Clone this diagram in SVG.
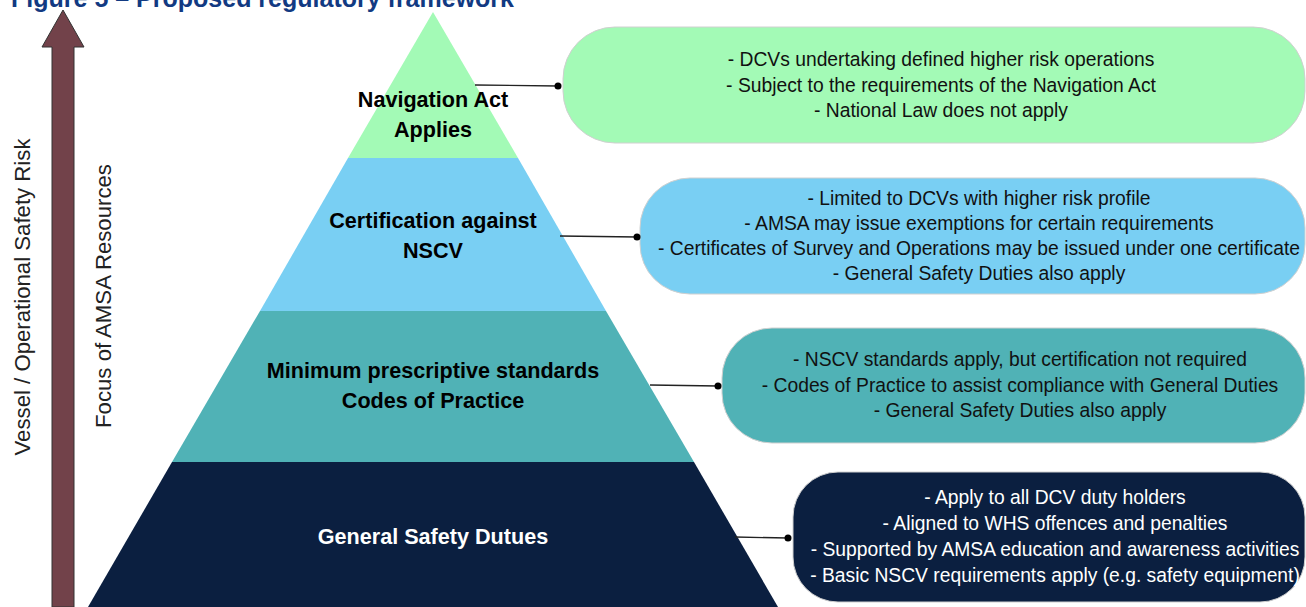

= = = = =

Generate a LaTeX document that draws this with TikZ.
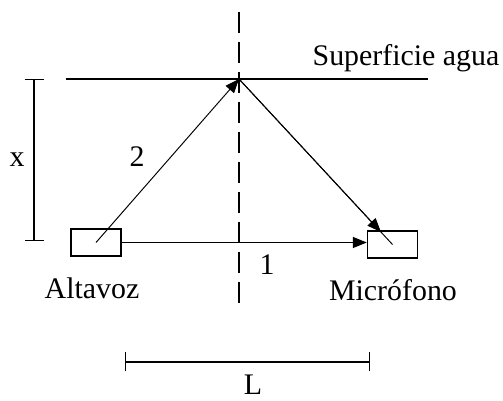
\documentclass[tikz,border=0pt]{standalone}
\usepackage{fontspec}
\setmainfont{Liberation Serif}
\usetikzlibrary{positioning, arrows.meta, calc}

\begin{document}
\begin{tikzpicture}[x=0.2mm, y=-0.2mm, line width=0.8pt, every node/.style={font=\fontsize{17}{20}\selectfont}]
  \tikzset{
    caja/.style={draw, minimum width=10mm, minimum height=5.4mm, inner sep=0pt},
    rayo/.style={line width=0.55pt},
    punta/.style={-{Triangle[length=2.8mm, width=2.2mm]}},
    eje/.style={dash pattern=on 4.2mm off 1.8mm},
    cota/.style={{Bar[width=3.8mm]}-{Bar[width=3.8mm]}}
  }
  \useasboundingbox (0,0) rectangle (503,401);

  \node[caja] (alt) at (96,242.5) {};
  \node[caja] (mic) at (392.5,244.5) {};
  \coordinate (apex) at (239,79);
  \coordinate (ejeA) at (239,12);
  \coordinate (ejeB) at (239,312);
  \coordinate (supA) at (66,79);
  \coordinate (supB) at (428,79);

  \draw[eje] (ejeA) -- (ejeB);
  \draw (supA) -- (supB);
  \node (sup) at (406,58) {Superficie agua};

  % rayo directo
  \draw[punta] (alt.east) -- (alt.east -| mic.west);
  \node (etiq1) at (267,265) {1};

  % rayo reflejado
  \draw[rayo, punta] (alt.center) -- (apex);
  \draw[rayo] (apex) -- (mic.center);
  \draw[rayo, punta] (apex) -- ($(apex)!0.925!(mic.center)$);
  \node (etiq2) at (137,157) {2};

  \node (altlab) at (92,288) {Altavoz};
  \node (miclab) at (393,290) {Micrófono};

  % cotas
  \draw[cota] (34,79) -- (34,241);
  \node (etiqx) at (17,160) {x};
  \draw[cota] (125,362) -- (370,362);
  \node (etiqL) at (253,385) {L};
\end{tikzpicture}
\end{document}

= = = = =

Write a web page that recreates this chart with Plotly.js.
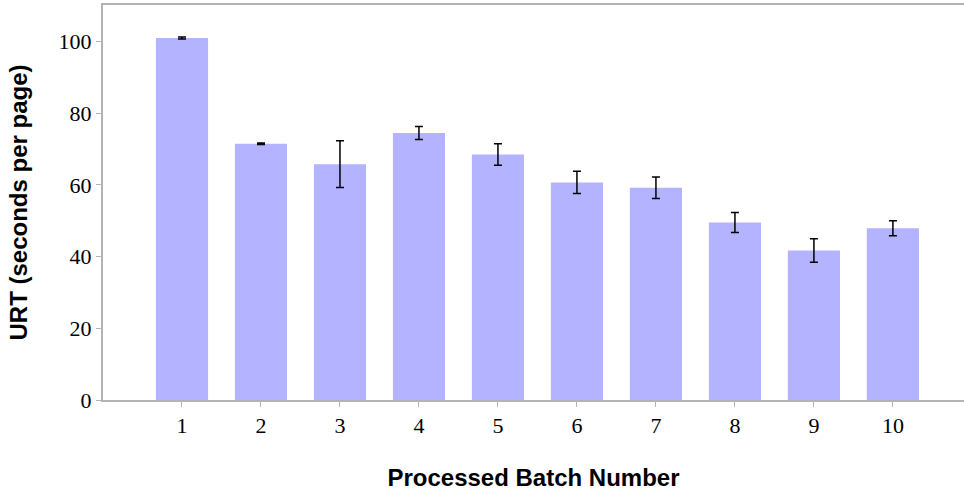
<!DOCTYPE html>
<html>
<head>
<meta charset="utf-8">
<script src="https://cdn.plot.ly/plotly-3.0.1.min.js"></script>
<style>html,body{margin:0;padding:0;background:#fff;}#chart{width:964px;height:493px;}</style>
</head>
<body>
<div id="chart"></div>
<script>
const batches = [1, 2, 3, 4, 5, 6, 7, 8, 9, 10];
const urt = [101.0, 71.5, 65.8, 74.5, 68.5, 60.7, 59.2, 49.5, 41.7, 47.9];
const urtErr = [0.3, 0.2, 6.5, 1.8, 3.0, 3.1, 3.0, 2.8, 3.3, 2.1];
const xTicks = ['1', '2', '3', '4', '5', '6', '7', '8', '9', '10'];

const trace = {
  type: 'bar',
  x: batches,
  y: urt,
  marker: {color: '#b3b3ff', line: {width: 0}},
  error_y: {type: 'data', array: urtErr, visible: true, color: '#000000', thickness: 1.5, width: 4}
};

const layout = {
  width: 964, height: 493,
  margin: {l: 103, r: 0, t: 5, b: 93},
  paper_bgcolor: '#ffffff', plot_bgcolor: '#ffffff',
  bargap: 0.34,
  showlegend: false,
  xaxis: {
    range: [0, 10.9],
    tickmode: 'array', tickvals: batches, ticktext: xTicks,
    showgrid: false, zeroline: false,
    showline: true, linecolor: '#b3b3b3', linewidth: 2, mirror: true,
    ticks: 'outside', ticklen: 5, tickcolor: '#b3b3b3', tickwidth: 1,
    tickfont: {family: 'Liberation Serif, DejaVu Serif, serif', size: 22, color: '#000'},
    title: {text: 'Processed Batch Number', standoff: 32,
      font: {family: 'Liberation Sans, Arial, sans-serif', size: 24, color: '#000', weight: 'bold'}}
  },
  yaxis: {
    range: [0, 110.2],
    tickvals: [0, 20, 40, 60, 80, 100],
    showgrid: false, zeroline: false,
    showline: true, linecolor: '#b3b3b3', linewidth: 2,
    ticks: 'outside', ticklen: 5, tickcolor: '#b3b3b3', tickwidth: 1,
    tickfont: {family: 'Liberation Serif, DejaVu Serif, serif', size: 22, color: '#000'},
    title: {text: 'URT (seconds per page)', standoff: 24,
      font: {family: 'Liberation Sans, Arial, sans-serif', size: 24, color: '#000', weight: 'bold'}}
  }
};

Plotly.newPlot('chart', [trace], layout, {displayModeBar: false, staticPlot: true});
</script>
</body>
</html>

= = = = =

• [Your task] Exclude any pictures, and restate word for word the lines from the one containing "Generate a LaTeX" through the one containing "(0,0) rectangle (503,401);", both included.

• [Solved problem]
Generate a LaTeX document that draws this with TikZ.
\documentclass[tikz,border=0pt]{standalone}
\usepackage{fontspec}
\setmainfont{Liberation Serif}
\usetikzlibrary{positioning, arrows.meta, calc}

\begin{document}
\begin{tikzpicture}[x=0.2mm, y=-0.2mm, line width=0.8pt, every node/.style={font=\fontsize{17}{20}\selectfont}]
  \tikzset{
    caja/.style={draw, minimum width=10mm, minimum height=5.4mm, inner sep=0pt},
    rayo/.style={line width=0.55pt},
    punta/.style={-{Triangle[length=2.8mm, width=2.2mm]}},
    eje/.style={dash pattern=on 4.2mm off 1.8mm},
    cota/.style={{Bar[width=3.8mm]}-{Bar[width=3.8mm]}}
  }
  \useasboundingbox (0,0) rectangle (503,401);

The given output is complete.